Тёпферовские отступления того же точно типа. Вопросительная форма отдельных предложений весьма характерна для Тёпфера. Приведу два примера. Первый:

«Свежее майское утро, лазурное небо, зеркальное озеро, я вас вижу и теперь, но... скажите мне, куда девались ваш блеск, ваша чистота, та прелесть бесконечной радости, таинственности, надежды, какие вы возбуждали во мне? Вы нравитесь мне попрежнему, но уже не наполняете собою попрежнему души моей; я стал холоден к вашей улыбке. Мне недостает только молодости, чтобы любить вас попрежнему; для этого мне надобно было бы возвратиться к прошлому, утраченному навсегда, невозвратимому! Грустное признание, горькое чувство»20.

Второй:

«Зачем так скоро проходит это золотое время, зачем не возвращается оно никогда?..»21.

То же самое у Диккенса:

«Куда вы умчались, куда отлетели минувшие дни школьной моей жизни, от последних годов отрочества до первых лет цветущей юности? Нет от вас ни малейших следов, и там, где прежде протекала быстрая и глубокая река, я вижу узкую ложбину, поросшую травой»22.

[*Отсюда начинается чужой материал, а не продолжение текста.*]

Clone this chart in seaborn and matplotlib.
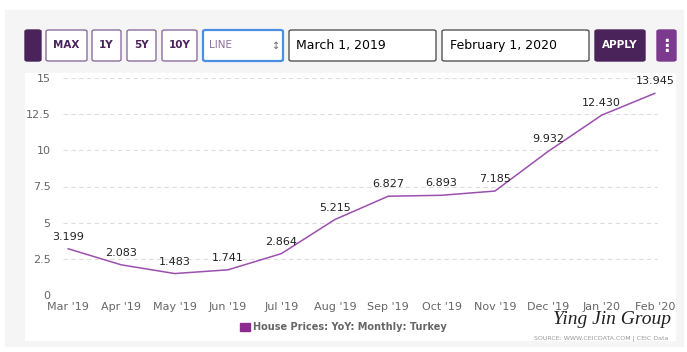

Эти концовки были хорошо осознаны Толстым и конструктивно использованы. Как-раз из числа всех видов отступлений эти вставки им не устранялись, а приурочивались к определенным местам. Изгнать их совсем — значило бы в корне видоизменить строение текста. Это было бы равносильно тому, если бы кто вырвал звено из цепи или извлек кирпич из здания. Поэтому нельзя согласиться с мнением тех, кто считает, что в такого рода художественных оборотах сказались крайности сентиментализма Стерна, под влиянием которых, будто бы, находился Толстой, особенно в первых редакциях «Детства»23. Тон этих эмоциональных концовок Толстого — тёпферовский, а не стерновский. Нельзя забывать, что Стерн — юморист; его пафос часто ироничен. Правда, подчас Толстой оставался глухим как-раз к этой стороне дела, но нужно иметь в виду, что всякое, даже патетическое, восклицание Стерна должно понимать cum grano salis. Вспомним, например, главу Стерна «Разъяснение загадки». В ней эмоциональная вставка такова:

«Чудная эссенция! Как освежительно действуешь ты на природу! Как

- 104 -

сильно приковываешь ты к себе все ее силы и слабости! Как усладительно смешиваешься ты с кровью и помогаешь ей проливаться в сердце по самым трудным извилистым проходам!»24.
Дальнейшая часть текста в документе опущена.